Japan Gardens: Shukkeien Garden Hiroshima
Shukkei-en Garden Hiroshima 縮景園
Shukkei-en Garden, located in the center of Hiroshima is an Edo Period landscape garden deserving of comparison with Kenroku-en in Kanazawa, and Koraku-en in Okayama prefectures, though on a smaller scale of 4 hectares.
Shukkei-en Garden was laid out on the instructions of Asano Nagaakira (1586-1632), the daimyo (feudal lord) of the Hiroshima han (domain) and a key ally of Ieyasu Tokugawa. Shukkei-en was completed in 1620 and is centered around a large pond fed by the Ota River with several islets and scenic bridges.
Shukkei-en Garden has several pretty, thatched teahouses.
The name means "landscape garden in miniature" and is an imitation of West Lake in Hangzhou, China.
During the Meiji Period and the end of the feudal domain system the Asano family continued to live in the villa in the gardens until 1940 when they donated the grounds to Hiroshima city and they became a public park.

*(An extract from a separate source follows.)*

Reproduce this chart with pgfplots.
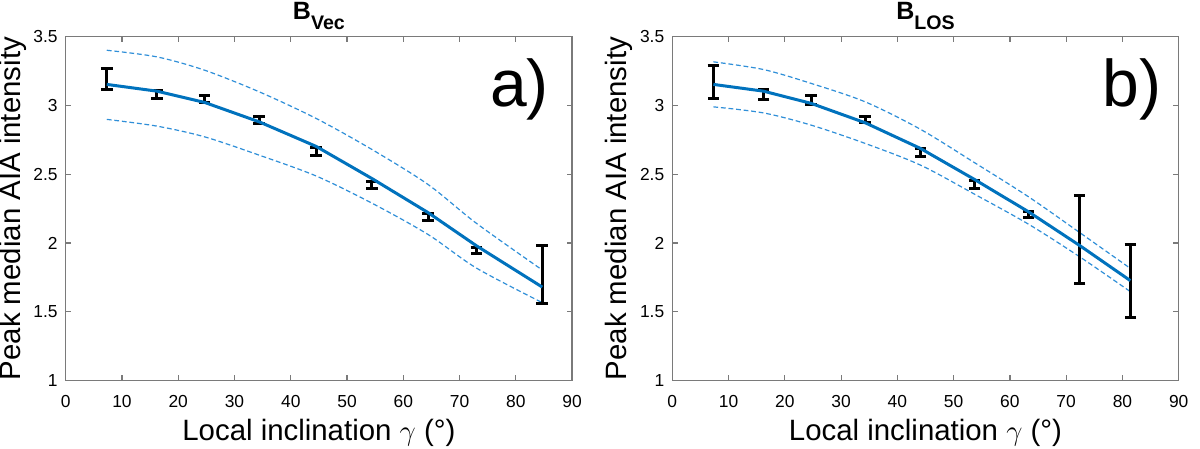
\documentclass[border=0pt]{standalone}
\usepackage{pgfplots}
\pgfplotsset{compat=1.18}
\usepackage{fontspec}
\setmainfont{Liberation Sans}
\definecolor{axgray}{HTML}{7A7A7A}
\definecolor{fitblue}{HTML}{0072BD}
\definecolor{dashblue}{HTML}{2F8FD8}
\pgfplotsset{
  myax/.style={
    scale only axis, width=253.2pt, height=172.1pt,
    xmin=0, xmax=90, ymin=1, ymax=3.5,
    xtick={0,10,...,90}, ytick={1,1.5,2,2.5,3,3.5},
    tick align=inside, major tick length=2.6pt,
    axis line style={draw=axgray, line width=0.6pt},
    every tick/.style={draw=axgray, line width=0.6pt},
    ticklabel style={font=\fontsize{8.7}{10}\selectfont},
    /pgf/number format/assume math mode=true,
    xticklabel style={yshift=-4pt},
    yticklabel style={xshift=-0.5pt},
    label style={font=\fontsize{14.7}{17}\selectfont},
    xlabel={Local inclination $\gamma$ (°)},
    ylabel={Peak median AIA intensity},
    xlabel style={at={(rel axis cs:0.5,-0.174)}, anchor=base},
    ylabel style={at={(rel axis cs:-0.0898,0.5)}, anchor=base},
    every axis title shift=0pt,
    title style={at={(rel axis cs:0.5,1.048)}, anchor=base, font=\bfseries\fontsize{12.5}{14}\selectfont},
    clip=false,
  },
  fitline/.style={fitblue, line width=1.5pt, mark=none},
  dashline/.style={dashblue, line width=0.6pt, dash pattern=on 2.4pt off 1.4pt, mark=none, smooth},
  ebar/.style={draw=none, mark=none,
    error bars/.cd, y dir=both, y explicit, error mark=|,
    error bar style={draw=black, line width=1.5pt},
    error mark options={draw=black, line width=1.5pt, mark size=2.9pt}},
}
\begin{document}
\begin{tikzpicture}
\useasboundingbox (0,0) rectangle (600pt,224.5pt);
\begin{axis}[myax, at={(32.85pt,34.15pt)}, anchor=south west,
  title={B\raisebox{-5pt}{\fontsize{9.8}{11}\selectfont Vec}}]
\addplot[dashline] coordinates {(7.3,3.40) (16.2,3.352) (24.7,3.255) (34.4,3.098) (44.5,2.905) (54.4,2.68) (64.4,2.425) (73.0,2.143) (84.7,1.804)};
\addplot[dashline] coordinates {(7.3,2.898) (16.2,2.849) (24.7,2.771) (34.4,2.638) (44.5,2.487) (54.4,2.29) (64.4,2.062) (73.0,1.818) (84.7,1.567)};
\addplot[ebar] table[x index=0, y index=1, y error index=2] {
7.3  3.19  0.078
16.2 3.08  0.030
24.7 3.045 0.025
34.4 2.893 0.024
44.5 2.666 0.028
54.4 2.421 0.024
64.4 2.19  0.027
73.0 1.946 0.022
84.7 1.772 0.208
};
\addplot[fitline] coordinates {(7.3,3.152) (16.2,3.103) (24.7,3.021) (34.4,2.88) (44.5,2.702) (54.4,2.469) (64.4,2.221) (73.0,1.98) (84.7,1.68)};
\node[anchor=base west, inner sep=0pt, font=\fontsize{33}{38}\selectfont] at (rel axis cs:0.8376,0.796) {a)};
\end{axis}
\begin{axis}[myax, at={(336.15pt,34.15pt)}, anchor=south west,
  title={B\raisebox{-5pt}{\fontsize{9.8}{11}\selectfont LOS}}]
\addplot[dashline] coordinates {(7.3,3.316) (16.2,3.26) (24.7,3.159) (34.3,3.025) (44.1,2.826) (53.7,2.584) (63.3,2.336) (72.4,2.076) (81.4,1.816)};
\addplot[dashline] coordinates {(7.3,2.989) (16.2,2.945) (24.7,2.856) (34.3,2.723) (44.1,2.566) (53.7,2.355) (63.3,2.137) (72.4,1.90) (81.4,1.647)};
\addplot[ebar] table[x index=0, y index=1, y error index=2] {
7.3  3.17  0.120
16.2 3.079 0.036
24.7 3.041 0.033
34.3 2.897 0.025
44.1 2.66  0.030
53.7 2.427 0.028
63.3 2.208 0.024
72.4 2.025 0.322
81.4 1.725 0.265
};
\addplot[fitline] coordinates {(7.3,3.152) (16.2,3.103) (24.7,3.014) (34.3,2.873) (44.1,2.687) (53.7,2.462) (63.3,2.227) (72.4,1.982) (81.4,1.727)};
\node[anchor=base west, inner sep=0pt, font=\fontsize{33}{38}\selectfont] at (rel axis cs:0.8486,0.796) {b)};
\end{axis}
\end{tikzpicture}
\end{document}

Shukkei-en Garden was badly damaged in the atomic bombing of 1945 but has been completely restored and reopened in 1951.
Tel: 082 221 3620
Admission: 250 yen
Hours: 9am to 6pm (April to September); 9am to 5pm (October to March)
From Hiroshima Castle, Shukkei-en is a 10 minute walk east. The Hiroshima Prefectural Museum of Art is adjacent to Shukkei-en. Take a number #9 tram to Shukkei-en-mae stop. Yuka-en is Hiroshima's other outstanding garden.